Effects of Type IV Collagen and Laminin on the Cryopreservation of Human Embryonic Stem Cells



This article is corrected by:

  1. Errata: EDITORIAL RETRACTION Volume 24, Issue 4, 804, Article first published online: April 2006


Previous reports have indicated that extracellular matrices (ECMs) affect the developmental fate of human embryonic stem cells (hESCs). Specially, type IV collagen and laminin, which belong to a group of macromolecular proteins with a substantial proportion of ECMs, are known to influence the proliferation and differentiation of hES cells. In this study, we evaluated the effects of type IV collagen and laminin in freezing medium on the survival and differentiation rates of hES cells after slow freezing and rapid thawing. The addition of type IV collagen (1 μg/ml) to the freezing medium significantly increased the survival rate of hES cells after thawing compared with that of a control group. The spontaneous differentiation rates of groups treated with type IV collagen (1 μg/ml) or laminin (1 μg/ml) were significantly lower than those of the control group.
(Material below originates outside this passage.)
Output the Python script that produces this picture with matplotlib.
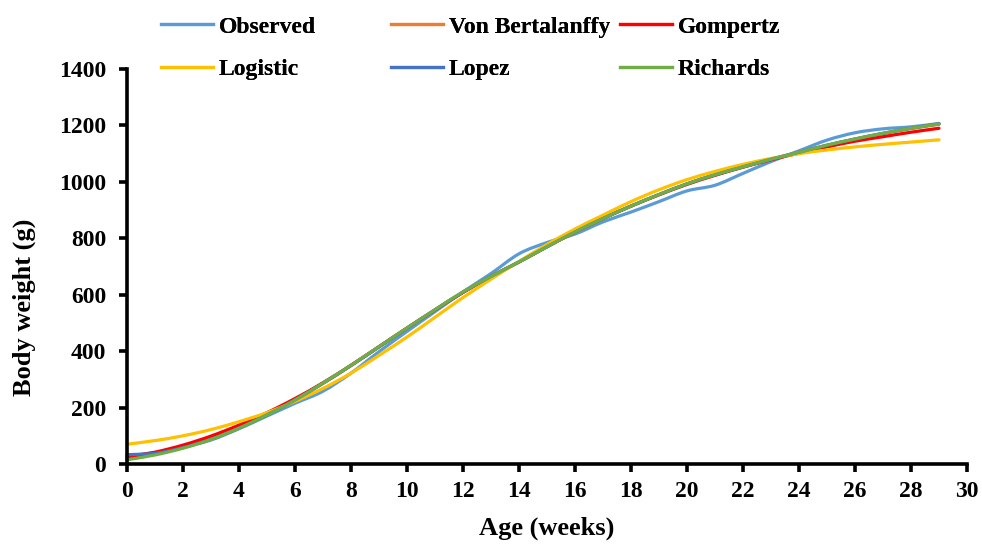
import matplotlib
matplotlib.use("Agg")
import matplotlib.pyplot as plt
from matplotlib.path import Path
from matplotlib.patches import PathPatch
from matplotlib.lines import Line2D
import numpy as np

plt.rcParams['font.family'] = ['Liberation Serif', 'DejaVu Serif']
plt.rcParams['font.weight'] = 'bold'

weeks = list(range(30))
observed = [30, 40, 60, 85, 125, 170, 215, 258, 322, 398, 470, 540, 610, 675, 745, 785,
            815, 858, 893, 930, 968, 988, 1030, 1072, 1110, 1148, 1174, 1188, 1195, 1207]
von_bertalanffy = [20, 36, 60, 90, 130, 176, 228, 286, 349, 415, 481, 546, 609, 665, 716, 770,
                   822, 870, 914, 955, 993, 1025, 1053, 1080, 1105, 1129, 1151, 1171, 1189, 1204]
gompertz = [25, 42, 67, 99, 138, 182, 232, 288, 350, 416, 482, 546, 608, 664, 716, 770,
            822, 870, 914, 954, 991, 1023, 1052, 1078, 1102, 1124, 1144, 1160, 1176, 1190]
logistic = [70, 83, 100, 122, 150, 182, 222, 268, 322, 385, 450, 520, 590, 655, 718, 778,
            833, 882, 930, 972, 1008, 1037, 1062, 1083, 1100, 1113, 1124, 1133, 1141, 1149]
lopez = [33, 38, 58, 88, 127, 174, 227, 286, 349, 415, 481, 546, 609, 665, 716, 770,
         822, 870, 914, 955, 993, 1025, 1053, 1080, 1105, 1130, 1152, 1172, 1190, 1206]
richards = [15, 32, 56, 87, 127, 174, 227, 287, 350, 416, 482, 547, 610, 665, 716, 770,
            822, 870, 914, 955, 993, 1025, 1053, 1080, 1105, 1130, 1152, 1172, 1190, 1205]

series = [
    ("Observed", observed, "#5B9BD5"),
    ("Von Bertalanffy", von_bertalanffy, "#ED7D31"),
    ("Gompertz", gompertz, "#FF0000"),
    ("Logistic", logistic, "#FFC000"),
    ("Lopez", lopez, "#4472C4"),
    ("Richards", richards, "#70AD47"),
]


def smooth_path(xs, ys):
    """Excel-style smoothed line: cubic Bezier segments through the data points."""
    p = np.column_stack([xs, ys]).astype(float)
    n = len(p)
    verts = [p[0]]
    codes = [Path.MOVETO]
    for i in range(n - 1):
        p0 = p[i - 1] if i > 0 else p[i]
        p1 = p[i]
        p2 = p[i + 1]
        p3 = p[i + 2] if i + 2 < n else p[i + 1]
        c1 = p1 + (p2 - p0) / 6.0
        c2 = p2 - (p3 - p1) / 6.0
        verts += [c1, c2, p2]
        codes += [Path.CURVE4] * 3
    return Path(verts, codes)


fig = plt.figure(figsize=(9.82, 5.45), dpi=100)
ax = fig.add_axes([127/982, 1 - 464/545, (967-127)/982, (464-69)/545])

LW = 2.3
handles = {}
for name, vals, col in series:
    patch = PathPatch(smooth_path(weeks, vals), facecolor='none', edgecolor=col,
                      lw=LW, capstyle='round', joinstyle='round', clip_on=False)
    ax.add_patch(patch)
    handles[name] = Line2D([], [], color=col, lw=LW)

ax.set_xlim(0, 30)
ax.set_ylim(0, 1400)
ax.set_xticks(range(0, 31, 2))
ax.set_yticks(range(0, 1401, 200))
for s in ['top', 'right']:
    ax.spines[s].set_visible(False)
for s in ['left', 'bottom']:
    ax.spines[s].set_linewidth(2.6)
ax.tick_params(axis='both', direction='out', width=2.6, length=6, labelsize=17)
ax.tick_params(axis='x', pad=6)
ax.tick_params(axis='y', pad=9)
for lbl in ax.get_xticklabels() + ax.get_yticklabels():
    lbl.set_fontweight('bold')
ax.set_xlabel("Age (weeks)", fontsize=19, fontweight='bold', va='center')
ax.xaxis.set_label_coords(0.5, (464 - 528) / 395)
ax.set_ylabel("Body weight (g)", fontsize=19, fontweight='bold', va='center')
ax.yaxis.set_label_coords((24 - 127) / 840, (464 - 307) / 395)

cols = [["Observed", "Logistic"], ["Von Bertalanffy", "Lopez"], ["Gompertz", "Richards"]]
xs = [161, 391, 620]
for x0, names in zip(xs, cols):
    leg = fig.legend([handles[n] for n in names], names, loc='upper left',
                     bbox_to_anchor=(x0/982, 1 - 16/545), frameon=False,
                     prop={'family': 'Liberation Serif', 'weight': 'bold', 'size': 17},
                     handlelength=2.2, handletextpad=0.25, labelspacing=0.9,
                     borderaxespad=0, borderpad=0)
    fig.add_artist(leg)

fig.savefig("out.png", dpi=100)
Frozen-thawed hES cells have currently been cultured for more than 70 passages and retain key properties of hES cells such as morphological characteristics, normal karyotype, marker expression (alkaline phosphatase, SSEA-1, SSEA-3, SSEA-4, TRA-1-60, TRA-1-81, Rex-1, and Oct-4), basement membrane–related gene expression, and the potential to differentiate into derivatives of all three germ layers. This new slow freezing method by ECM treatment is a reliable and effective cryopreservation method for pluripotent hES cells.